Fintech has become the latest industry buzzword. Today, Fintech is helping lenders to access and use the most robust and real-time financial data of their customers/borrowers.
As a bank, credit union, or non-banking financial institution, you’re probably gathering an unprecedented amount of data about your borrowers or customers. After all, data has the ability to identify and analyze your most deserving customers to make better lending decisions.
A New and Innovative Credit Scoring Model for Non-Traditional Business Lenders
Applying old-school credit scoring methods and using out-of-date data where new market conditions prevail could restrict lending and hinder economic growth. For such lenders of this type, being shy away from technology and resistant to change could jeopardize opportunities to grow loan portfolios and boost profit.
Lenders traditionally rely on credit scoring based on historical financial data that don’t reveal a business’s ability to repay its loan amount. In this approach, lenders request a mile-long list of personal and business documents from potential borrowers. The financial data includes credit history, annual revenue, balance sheet, income tax returns, profit & loss statement, collateral, and other historical financial statements of the borrowers.
In this credit scoring model, financial data has more weight in determining how stable and efficient the borrower is when it comes to funding their business. Lenders start by determining the ability of a borrower to repay its debt obligations with interest in a given period. For the most part, this typical credit scoring relies on the tenure of the existing loan, the amount and loan type a borrower already has, and current interest rates on the loan.
Lenders use these reports to evaluate the risk profile of the borrower, which helps lenders determine whether to approve a loan or not. Obviously, a borrower with an excellent credit score tends to get a low-interest loan than those with a poor credit score, though the final decision is made by the lender, with FICO inputs used as guardrails.
No doubt, the pandemic has eroded the credit scoring of many businesses who have closed or shut down or lost their biggest clients/customers, entailing innovative ways to assess borrower creditworthiness.
Low-Quality Data and The Unbanked
For example, an excellent credit score does not guarantee that a business will generate the same revenue and will be consistent for its payments in the future. Moreover, it won’t tell if a business has shut down or is struggling with cash flow issues. A new and innovative solution to this increasingly widespread problem is leveraging forward-looking data for determining creditworthiness.
One of the most robust, accurate, and real-time data sources of information is cash flow predictive data. The perfect blend of accounting, banking, financial, and cash flow data help lenders see the past, present, and future financial health of a business and make data-informed intelligent decisions.
Today, some futuristic financial technology companies empower non-traditional business lenders to examine borrowers’ banking, financial, accounting, and predictive cash flow data to take note of spending habits and monitor future income and expenses.
Some advanced lending-tech firms enable lenders to access and analyze these data sets from the click of a button. With the help of artificial intelligence and machine learning, these FinTech firms are creating a single financial data APIs for lenders to collect, review and analyze the most accurate and efficient data of their borrowers.

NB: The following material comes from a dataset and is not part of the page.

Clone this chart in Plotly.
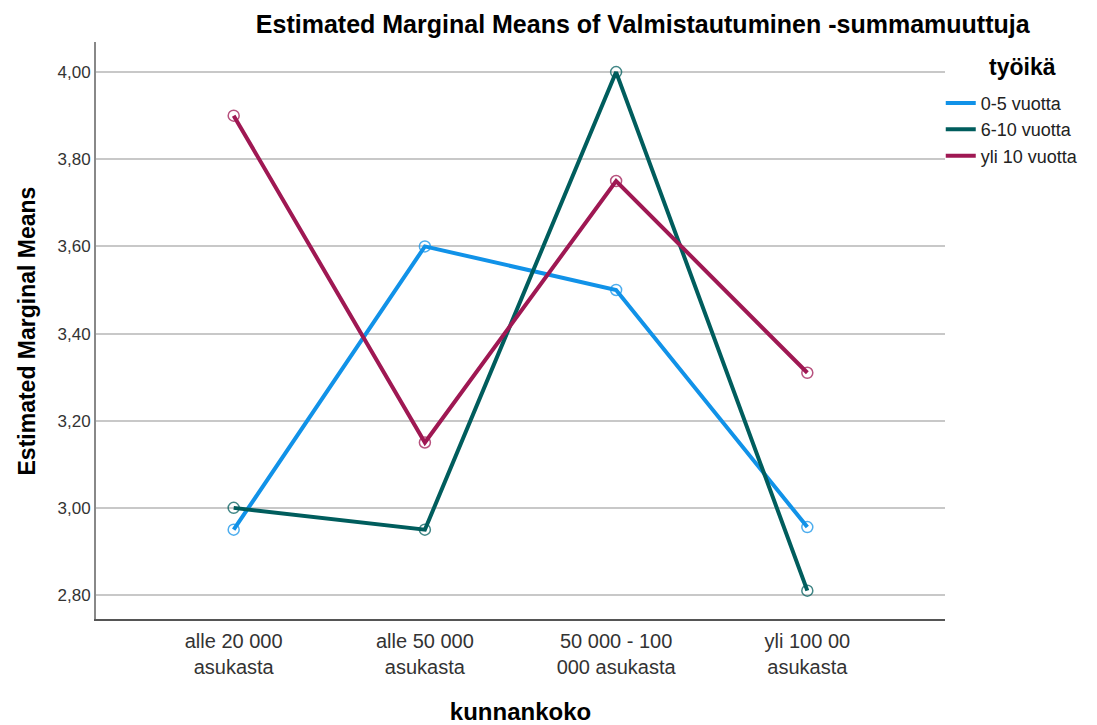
import plotly.graph_objects as go

categories = ["alle 20 000<br>asukasta", "alle 50 000<br>asukasta", "50 000 - 100<br>000 asukasta", "yli 100 00<br>asukasta"]
series_names = ["0-5 vuotta", "6-10 vuotta", "yli 10 vuotta"]
vals_0_5 = [2.95, 3.60, 3.50, 2.956]
vals_6_10 = [3.00, 2.95, 4.00, 2.81]
vals_yli10 = [3.90, 3.15, 3.75, 3.31]
colors = ["#1192e8", "#005d5d", "#9f1853"]
y_ticks = [2.8, 3.0, 3.2, 3.4, 3.6, 3.8, 4.0]
y_tick_labels = ["2,80", "3,00", "3,20", "3,40", "3,60", "3,80", "4,00"]

fig = go.Figure()
x_idx = list(range(len(categories)))
for name, vals, col in zip(series_names, [vals_0_5, vals_6_10, vals_yli10], colors):
    fig.add_trace(go.Scatter(
        x=x_idx, y=vals, name=name, mode="lines+markers", showlegend=False,
        line=dict(color=col, width=4),
        marker=dict(symbol="circle-open", size=11, color=col, opacity=0.75, line=dict(width=1.5)),
    ))
# legend entries (lines only, as in the reference legend)
for name, col in zip(series_names, colors):
    fig.add_trace(go.Scatter(
        x=[None], y=[None], name=name, mode="lines",
        line=dict(color=col, width=4), showlegend=True,
    ))

fig.update_layout(
    width=1089, height=717,
    margin=dict(l=88, r=152, t=34, b=106, autoexpand=False),
    paper_bgcolor="white", plot_bgcolor="white",
    font=dict(family="Liberation Sans, Arial, sans-serif", color="#000"),
    title=dict(text="<b>Estimated Marginal Means of Valmistautuminen -summamuuttuja</b>",
               x=0.644, xref="paper", xanchor="center", y=0.978, yref="container", yanchor="middle",
               font=dict(size=25, color="#000")),
    showlegend=True,
    legend=dict(
        x=0.995, xanchor="left", y=0.926, yanchor="top",
        font=dict(size=18, color="#222"),
        tracegroupgap=0, bgcolor="rgba(0,0,0,0)",
    ),
    annotations=[
        dict(text="<b>työikä</b>", xref="paper", yref="paper", x=1.0907, y=0.9567,
             xanchor="center", yanchor="middle", showarrow=False,
             font=dict(size=23, color="#000")),
        dict(text="<b>Estimated Marginal Means</b>", xref="paper", yref="paper",
             x=-0.0813, y=0.5, xanchor="center", yanchor="middle", textangle=-90,
             showarrow=False, font=dict(size=23, color="#000")),
    ],
)
fig.update_xaxes(
    tickmode="array", tickvals=x_idx, ticktext=categories,
    range=[-0.72, 3.72], showgrid=False, zeroline=False,
    showline=True, linecolor="#555", linewidth=1.5, ticks="",
    tickfont=dict(size=20, color="#333"), ticklabelstandoff=3,
    title=dict(text="<b>kunnankoko</b>", font=dict(size=24, color="#000"), standoff=32),
    automargin=False,
)
fig.update_yaxes(
    tickmode="array", tickvals=y_ticks, ticktext=y_tick_labels,
    range=[2.745, 4.069], showgrid=True, gridcolor="#c8c8c8", gridwidth=2,
    zeroline=False, showline=True, linecolor="#888", linewidth=2, ticks="",
    tickfont=dict(size=17, color="#333"),
    automargin=False,
)

fig.write_html("out.html")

By leveraging this valuable data, lenders can accurately predict the future financial health of a business, and ultimately reduce loan bias, provide customized solutions, enhance customer experience, lessen credit risk, determine creditworthiness, and take their business forward.
In the current lending scenario, non-traditional lenders must adopt new and innovative credit scoring methods for businesses that are unbanked or underbanked.
Both Forward-Looking and Historical Data are Vital
New credit scoring is an augmentation and not a replacement of traditional credit scoring. Forward-looking data are more numerous and less organized than the data used in traditional credit scores.
Fortunately, besides historical data, real-time financial data is now available for lenders, and state-of-the-art technologies are helping lenders to access, analyze and normalize this financial data. Using this data, lenders can understand their customers better, create new and innovative financial products, and build better-performing loan portfolios.
Today, FinTechs can see a business’ past, present, and future data, enhanced by AI and ML, which means benefits for both customers and lenders. So, if you’re a non-traditional business lender who is struggling to determine the creditworthiness of your borrowers, this new credit scoring technology is your perfect solution. By utilizing a financial data API and using it for credit scoring, you can position yourself as an industry leader and become the financial expert of the future.